Amani Martin: Wow. I’ve seen so many Ali clips and Ali soundbites. When I heard that one, I was like wow, I never heard that before. For me, there was always this duality of Ali. All the humanitarian efforts, it was clear he was doing them for the right reasons and that’s to help people. At the same time, he was like Ringling Bros. and Barnum and Bailey. He was a serious showman. I’d never seen him articulate his position on that…what seemed like a paradox? Him being that showman, but also him doing things on the low quietly just to help people. That’s why it was there. It summed up, despite being from the ‘70s, why he felt it important to go to Iraq and do it the way that he did.
Did you want this to be longer?
Amani Martin: I pushed the short because I just got finished working on Benji. Benji took like a year. I was very happy to do something short just to bang it out because documentaries are a grind. Benji was a wonderful project, but I didn’t necessarily want to jump right on another feature length film. I wanted to do something for that series even before I knew I was going to be doing something for Ali. Once I looked at what the challenges were of telling this story based on his (Ali’s) speech capabilities at the time, it was OK to do the story in a short timeframe.

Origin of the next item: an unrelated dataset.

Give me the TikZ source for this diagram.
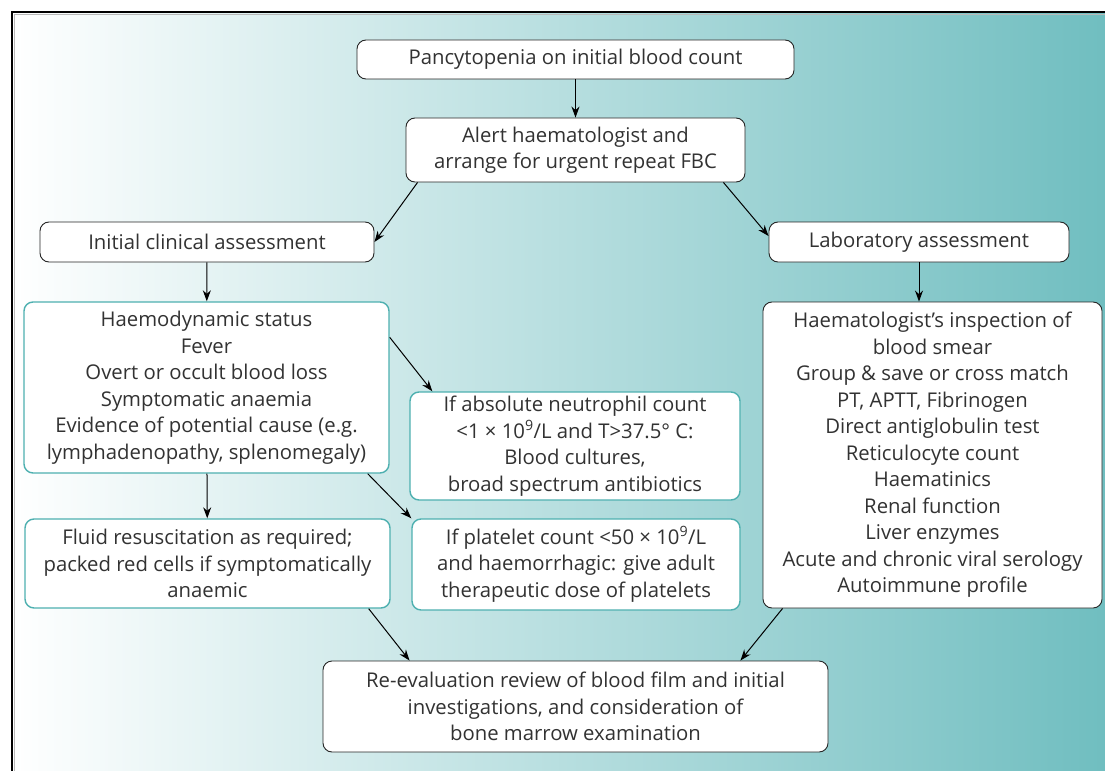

Finally two questions about you to provide readers with a context of who you are. The first being, what is your stamp? What do you want to accomplish doing what you do so well?
Amani Martin: That’s a good question. That’s something I’m still working out. I think of my career in the way I suspect a lot of actors do or the way that you do which is to have the ability to work on projects that really excite you. Six months ago I wasn’t thinking someone would present a Muhammad Ali project to me. So when it came along, I was excited to be able to work on it. I want to be in a position where I’m working on these types of films — sports, but not exclusively sports — but where sports can be a great lens into some bigger issue. Where I become somebody who is at the top of lists to do those types of stories and I have those types of choices. The great scripts. I want to be able to have those types of concepts presented to me. I want to do stuff more series related. I love the idea of docu-series. I’m actually working on a project on an NFL agent based in Philly named Ed Wasielewski. He represents about 8 to 10 guys in the NFL (Evan Rodriguez of the Bears and Rob McClain of the Falcons to name two). What appealed to me about him is he’s a guy who was struggling and was a good to honest agent. He is ethical and it posed a challenge in the recruitment of players. I was intrigued by a guy trying to do it the right way, but barely able to survive. I’m also working on a script for a feature film that I’m excited about. It’s fiction and based on a trip I took with my boys to Brazil almost ten years ago now. It’s set in New York and Rio.
The last question is about HBO. You spent the early stages of your career there. You were a part of great work. How did that kind of galvanize who you are now professionally?
Amani Martin: Working at HBO…it was an incredible place. It’s sort of a boutique. You have an opportunity to work on a lot of different shows there. I worked on Inside the NFL. I went from a researcher to a producer. I played tennis in college, so I got to work on Wimbledon because they had the Wimbledon broadcast. Real Sports, the documentaries. HBO Sports is a great place because they really emphasize storytelling. That’s where I learned my chops. There’s a lot of storytelling now and it is at a premium at HBO. ESPN has kind of borrowed that DNA and extended it. I owe a huge debt to the HBO years. I left there with the prestige of having been there and it’s been a boon for my career.